The landmark deal not only marked a significant milestone in the automotive industry but also showcased the cultural intelligence (CQ) necessary for successful global business transactions.

Here’s where it all began…

Geely Meet Volvo

In 2010, Geely, a relatively unknown Chinese automaker, acquired Volvo Cars from Ford Motor Company for $1.8 billion

This acquisition was a bold move by Geely, aiming to elevate its status on the global stage. 

For Volvo, a prestigious Swedish brand known for safety, quality, and environmental sustainability, the acquisition posed both opportunities and challenges.

Cultural Dynamics

Chinese business culture often emphasizes hierarchical relationships, indirect communication, and long-term relationships. 

Geely, a young and ambitious company, sought to expand its global footprint and saw Volvo as a perfect partner.

Swedish business culture values flat organizational structures, direct communication, and consensus-driven decision-making. 

Volvo, with its strong heritage, was concerned about preserving its core values and operational independence.

Negotiation Approach

Geely’s Strategy 

Geely approached the negotiation with a deep understanding of cultural differences

They respected Volvo’s heritage, assuring that Volvo would retain its brand identity, operational independence, and continue production in Sweden. 

This strategy was crucial in gaining trust and reducing resistance from Volvo’s management and employees.

Volvo’s Concerns

Volvo’s team was apprehensive about potential changes in corporate culture, job security, and maintaining high-quality standards. 

Geely addressed these concerns by committing to uphold Volvo’s core values and investing in innovation and technology.

Challenges and Strategies

Trust Building 

Geely invested significantly in building trust with Volvo’s management and workforce. 

They engaged in extensive dialogues to understand Volvo’s concerns and communicate their intentions transparently. 

Geely’s chairman, Li Shufu, emphasized Volvo’s autonomy and promised to invest in enhancing its competitiveness.

Integration and Adaptation

Post-acquisition, integrating different management styles and corporate cultures was challenging. 

Geely allowed Volvo to maintain its Swedish management team and decision-making processes, ensuring a smooth integration. 

They established a collaborative framework for sharing technology and expertise while respecting cultural differences.

Outcomes

Positive Synergy

The acquisition resulted in positive synergy between Geely and Volvo. 

Volvo leveraged Geely’s financial strength to expand its product line and enter new markets, especially in China. 

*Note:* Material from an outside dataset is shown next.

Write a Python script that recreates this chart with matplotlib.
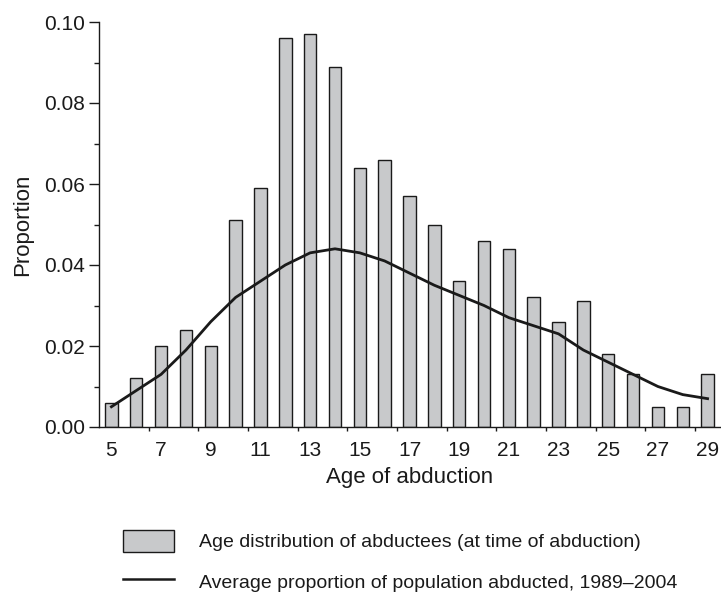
import matplotlib
matplotlib.use("Agg")
import matplotlib.pyplot as plt
from matplotlib.patches import Patch
from matplotlib.lines import Line2D

plt.rcParams['font.family'] = ['Liberation Sans', 'DejaVu Sans']

# data
ages = list(range(5, 30))
age_dist = [0.006, 0.012, 0.020, 0.024, 0.020, 0.051, 0.059, 0.096, 0.097, 0.089,
            0.064, 0.066, 0.057, 0.050, 0.036, 0.046, 0.044, 0.032, 0.026, 0.031,
            0.018, 0.013, 0.005, 0.005, 0.013]
avg_abducted = [0.005, 0.009, 0.013, 0.019, 0.026, 0.032, 0.036, 0.040, 0.043, 0.044,
                0.043, 0.041, 0.038, 0.035, 0.0325, 0.030, 0.027, 0.025, 0.023, 0.019,
                0.016, 0.013, 0.010, 0.008, 0.007]
xtick_labels = [str(a) for a in range(5, 30, 2)]

dark = '#1a1a1a'
grey = '#c8c9cb'
fig = plt.figure(figsize=(7.21, 6.0), dpi=100)
ax = fig.add_axes([99 / 721, 173 / 600, 621 / 721, 405 / 600])

ax.bar(ages, age_dist, width=0.5, color=grey, edgecolor=dark, linewidth=1.0)
ax.plot(ages, avg_abducted, color=dark, linewidth=2.0)

ax.set_xlim(4.5, 29.5)
ax.set_ylim(0, 0.10)
ax.set_xticks(range(5, 30, 2))
ax.set_xticklabels(xtick_labels)
ax.set_xticks([a + 0.5 for a in range(6, 29, 2)], minor=True)
ax.set_yticks([0, 0.02, 0.04, 0.06, 0.08, 0.10])
ax.set_yticklabels(['0.00', '0.02', '0.04', '0.06', '0.08', '0.10'])
ax.set_yticks([0.01, 0.03, 0.05, 0.07, 0.09], minor=True)

ax.tick_params(axis='x', which='major', length=0, pad=10, labelsize=15, colors=dark)
ax.tick_params(axis='x', which='minor', length=3, width=1, color=dark)
ax.tick_params(axis='y', which='major', length=7, width=1, pad=3, labelsize=15, colors=dark)
ax.tick_params(axis='y', which='minor', length=3.6, width=1, color=dark)

for side in ['top', 'right']:
    ax.spines[side].set_visible(False)
for side in ['left', 'bottom']:
    ax.spines[side].set_color(dark)
    ax.spines[side].set_linewidth(1.0)

ax.set_xlabel('Age of abduction', fontsize=16, color=dark, labelpad=5)
ax.set_ylabel('Proportion', fontsize=16, color=dark, labelpad=8)

handles = [Patch(facecolor=grey, edgecolor=dark, linewidth=1.0),
           Line2D([0], [0], color=dark, linewidth=1.8)]
labels = ['Age distribution of abductees (at time of abduction)',
          'Average proportion of population abducted, 1989\u20132004']
fig.legend(handles, labels, loc='upper left', bbox_to_anchor=(123 / 721, 1 - 530 / 600),
           frameon=False, fontsize=14, handlelength=2.63, handleheight=1.34,
           handletextpad=1.29, labelspacing=0.98, borderpad=0, borderaxespad=0,
           labelcolor=dark)

fig.savefig('out.png', dpi=100)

Geely benefited from Volvo’s advanced technology and strong brand reputation.

Cultural Respect

The success of this cross-cultural negotiation was largely due to Geely’s respect for Volvo’s corporate culture and commitment to maintaining its brand values. 

This respect helped overcome cultural barriers and fostered a cooperative relationship.

The Geely-Volvo case study underscores the importance of cultural intelligence in cross-cultural negotiations.

It demonstrates that cultural diversity can be leveraged to create mutually beneficial outcomes and foster long-term success in international business.